Late-night eating may add to diabetes and obesity risk for shift workers
The health impacts of disruptions to our body clocks, the type regular shift workers might endure, are becoming clearer on the back of research uncovering links to heart disease and impacts on metabolism, among other effects. A new study has drilled into the relationship between the timing of our meals and the body's blood glucose levels, finding that those chowing down after dark may be at greater risk of diabetes and obesity.
The body's natural sleep-wake cycle, known as our circadian rhythm, is increasingly being found to play a role in all kinds of health outcomes. Last month, for example, we looked at a study detailing new mechanisms within heart cells that govern a shift in cardiac activity over 24-hour periods, offering clues as to why shift workers are at higher risk of heart trouble.
Some studies have shown how irregular sleep patterns can have a similar effect, while others have shown they can drive up the risk of developing metabolic disorders such as hypertension, obesity, and diabetes. Shining further light on the topic are the results from a small clinical trial involving 19 young and healthy subjects, all of whom were made to keep hours that simulated night work conditions.
The cohort was divided into two groups, with either a regular daytime eating schedule, or a nighttime eating schedule replicating that of a typical night worker. This took place across a 14-day period, and was designed to explore whether the increased risk of diabetes endured by night workers can be countered, to some degree, by a daytime eating schedule.
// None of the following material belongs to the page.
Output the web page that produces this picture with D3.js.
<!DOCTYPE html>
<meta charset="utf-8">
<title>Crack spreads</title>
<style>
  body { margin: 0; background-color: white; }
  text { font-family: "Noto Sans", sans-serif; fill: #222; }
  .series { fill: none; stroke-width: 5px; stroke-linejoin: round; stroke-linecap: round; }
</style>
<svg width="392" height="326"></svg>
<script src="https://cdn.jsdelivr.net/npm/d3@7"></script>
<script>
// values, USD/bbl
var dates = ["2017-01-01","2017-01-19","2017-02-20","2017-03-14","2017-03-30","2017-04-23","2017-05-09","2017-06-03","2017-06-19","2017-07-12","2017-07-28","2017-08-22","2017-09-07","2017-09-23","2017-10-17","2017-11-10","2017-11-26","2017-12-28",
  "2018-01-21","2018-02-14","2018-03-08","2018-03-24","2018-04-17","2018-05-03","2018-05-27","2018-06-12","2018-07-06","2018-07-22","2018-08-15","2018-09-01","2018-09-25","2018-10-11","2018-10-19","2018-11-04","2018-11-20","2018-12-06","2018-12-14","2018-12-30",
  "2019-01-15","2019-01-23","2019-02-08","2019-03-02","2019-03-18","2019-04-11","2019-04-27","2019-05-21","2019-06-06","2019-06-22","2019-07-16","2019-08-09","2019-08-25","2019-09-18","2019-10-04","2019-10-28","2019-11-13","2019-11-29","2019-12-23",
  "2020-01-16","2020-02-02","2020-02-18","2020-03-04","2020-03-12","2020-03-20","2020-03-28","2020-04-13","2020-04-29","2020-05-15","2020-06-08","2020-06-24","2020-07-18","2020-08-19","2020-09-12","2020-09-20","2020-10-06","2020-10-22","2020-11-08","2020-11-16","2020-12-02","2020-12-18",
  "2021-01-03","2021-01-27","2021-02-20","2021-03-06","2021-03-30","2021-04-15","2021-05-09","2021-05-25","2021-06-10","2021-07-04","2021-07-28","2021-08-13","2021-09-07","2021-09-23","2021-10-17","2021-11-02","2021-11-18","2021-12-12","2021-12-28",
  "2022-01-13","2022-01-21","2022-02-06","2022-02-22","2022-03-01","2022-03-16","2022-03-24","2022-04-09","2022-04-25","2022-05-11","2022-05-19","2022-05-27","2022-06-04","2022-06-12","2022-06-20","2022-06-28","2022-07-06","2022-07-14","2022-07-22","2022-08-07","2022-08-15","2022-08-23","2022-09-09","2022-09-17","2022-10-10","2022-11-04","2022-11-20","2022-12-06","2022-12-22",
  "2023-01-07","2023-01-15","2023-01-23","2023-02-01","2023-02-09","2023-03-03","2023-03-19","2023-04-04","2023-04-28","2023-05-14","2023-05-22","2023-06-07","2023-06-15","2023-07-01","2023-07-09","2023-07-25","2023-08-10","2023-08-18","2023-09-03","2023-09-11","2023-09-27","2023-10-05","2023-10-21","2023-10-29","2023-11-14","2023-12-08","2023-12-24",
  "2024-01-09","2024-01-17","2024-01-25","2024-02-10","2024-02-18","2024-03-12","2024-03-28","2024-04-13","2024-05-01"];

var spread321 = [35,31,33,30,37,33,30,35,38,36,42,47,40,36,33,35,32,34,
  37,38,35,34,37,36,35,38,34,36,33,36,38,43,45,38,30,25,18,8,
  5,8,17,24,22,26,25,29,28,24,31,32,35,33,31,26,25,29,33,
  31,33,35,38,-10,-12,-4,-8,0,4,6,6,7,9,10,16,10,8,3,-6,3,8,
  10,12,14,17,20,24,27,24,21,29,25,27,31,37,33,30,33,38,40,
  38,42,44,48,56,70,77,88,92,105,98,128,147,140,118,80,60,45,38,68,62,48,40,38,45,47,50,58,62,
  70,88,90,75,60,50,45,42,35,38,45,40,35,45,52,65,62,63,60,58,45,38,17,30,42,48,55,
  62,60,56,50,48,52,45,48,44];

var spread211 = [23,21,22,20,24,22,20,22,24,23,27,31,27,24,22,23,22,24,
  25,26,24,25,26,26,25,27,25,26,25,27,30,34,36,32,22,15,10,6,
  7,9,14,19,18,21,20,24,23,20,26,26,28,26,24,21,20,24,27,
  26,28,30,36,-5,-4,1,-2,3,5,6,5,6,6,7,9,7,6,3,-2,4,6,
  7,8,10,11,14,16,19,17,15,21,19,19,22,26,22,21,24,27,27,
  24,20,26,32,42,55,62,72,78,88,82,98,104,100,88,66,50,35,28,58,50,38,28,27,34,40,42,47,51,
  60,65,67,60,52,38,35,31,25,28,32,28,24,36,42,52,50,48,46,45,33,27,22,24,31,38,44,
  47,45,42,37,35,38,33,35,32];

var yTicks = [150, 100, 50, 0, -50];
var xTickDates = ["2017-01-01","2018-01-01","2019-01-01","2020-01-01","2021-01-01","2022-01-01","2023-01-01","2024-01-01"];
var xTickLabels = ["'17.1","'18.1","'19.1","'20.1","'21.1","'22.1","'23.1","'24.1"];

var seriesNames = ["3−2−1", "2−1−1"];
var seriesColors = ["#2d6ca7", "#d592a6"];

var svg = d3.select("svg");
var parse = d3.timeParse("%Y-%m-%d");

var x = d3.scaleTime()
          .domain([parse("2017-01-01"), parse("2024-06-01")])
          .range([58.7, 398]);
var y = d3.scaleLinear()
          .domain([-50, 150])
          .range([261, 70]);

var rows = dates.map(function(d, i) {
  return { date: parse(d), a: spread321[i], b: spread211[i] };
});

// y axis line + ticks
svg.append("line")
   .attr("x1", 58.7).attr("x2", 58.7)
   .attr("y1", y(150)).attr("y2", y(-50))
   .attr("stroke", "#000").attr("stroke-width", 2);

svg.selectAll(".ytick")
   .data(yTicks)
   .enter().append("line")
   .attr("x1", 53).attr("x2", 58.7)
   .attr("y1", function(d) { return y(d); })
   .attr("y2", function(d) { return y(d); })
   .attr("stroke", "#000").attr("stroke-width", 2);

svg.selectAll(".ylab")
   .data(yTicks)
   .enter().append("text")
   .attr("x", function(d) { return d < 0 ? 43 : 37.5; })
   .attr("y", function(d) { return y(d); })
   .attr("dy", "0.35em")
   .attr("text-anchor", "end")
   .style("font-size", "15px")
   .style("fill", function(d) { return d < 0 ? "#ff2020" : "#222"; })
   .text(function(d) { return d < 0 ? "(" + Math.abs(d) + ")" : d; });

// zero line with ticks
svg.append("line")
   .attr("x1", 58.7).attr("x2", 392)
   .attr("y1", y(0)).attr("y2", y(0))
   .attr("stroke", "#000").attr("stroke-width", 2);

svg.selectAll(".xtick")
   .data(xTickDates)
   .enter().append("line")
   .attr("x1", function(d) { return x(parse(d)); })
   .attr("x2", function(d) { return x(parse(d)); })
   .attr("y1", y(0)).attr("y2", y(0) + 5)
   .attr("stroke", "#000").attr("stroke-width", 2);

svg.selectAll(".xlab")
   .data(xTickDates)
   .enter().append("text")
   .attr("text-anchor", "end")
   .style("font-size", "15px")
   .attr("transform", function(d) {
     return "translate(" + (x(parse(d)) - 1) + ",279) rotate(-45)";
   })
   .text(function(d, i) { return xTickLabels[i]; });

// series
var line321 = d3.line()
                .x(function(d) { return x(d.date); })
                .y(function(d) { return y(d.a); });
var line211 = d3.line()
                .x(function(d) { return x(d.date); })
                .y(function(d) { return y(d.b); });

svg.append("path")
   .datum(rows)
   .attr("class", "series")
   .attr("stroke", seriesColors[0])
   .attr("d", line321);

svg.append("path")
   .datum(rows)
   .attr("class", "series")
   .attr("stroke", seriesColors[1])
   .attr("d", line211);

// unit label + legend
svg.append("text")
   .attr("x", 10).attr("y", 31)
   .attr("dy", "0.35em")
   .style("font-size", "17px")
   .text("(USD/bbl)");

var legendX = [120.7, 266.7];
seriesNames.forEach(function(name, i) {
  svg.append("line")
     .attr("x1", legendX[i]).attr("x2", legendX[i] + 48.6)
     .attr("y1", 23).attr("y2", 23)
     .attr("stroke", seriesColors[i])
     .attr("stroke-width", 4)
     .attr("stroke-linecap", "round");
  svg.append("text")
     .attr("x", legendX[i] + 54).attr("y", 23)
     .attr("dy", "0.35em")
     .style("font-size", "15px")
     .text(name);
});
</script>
Assessing blood glucose levels afterwards revealed a marked difference between the two groups, with levels of those who ate at night found to be an average of 6.4 percent higher.
“This is the first study in humans to demonstrate the use of meal timing as a countermeasure against the combined negative effects of impaired glucose tolerance and disrupted alignment of circadian rhythms resulting from simulated night work,” says study leader Frank A.J.L. Scheer, professor of medicine at Harvard Medical School.
The results point to a possible lifestyle intervention to lower the risk of diabetes among night workers, but the scientists say that the mechanisms at play are complex. They believe at the root of the issue is a circadian misalignment, or a mistiming between the central circadian clock in the brain's hypothalamus and the behavioral sleep/wake and eating/fasting cycles, leading to the observed effects on blood glucose.
“This is a rigorous and highly controlled laboratory study that demonstrates a potential intervention for the adverse metabolic effects associated with shift work, which is a known public health concern,” says Marishka Brown, Ph.D., director of the National Heart, Lung, and Blood Institute's National Center on Sleep Disorders Research. “We look forward to additional studies that confirm the results and begin to untangle the biological underpinnings of these findings.”
The research was published in the journal Science Advances.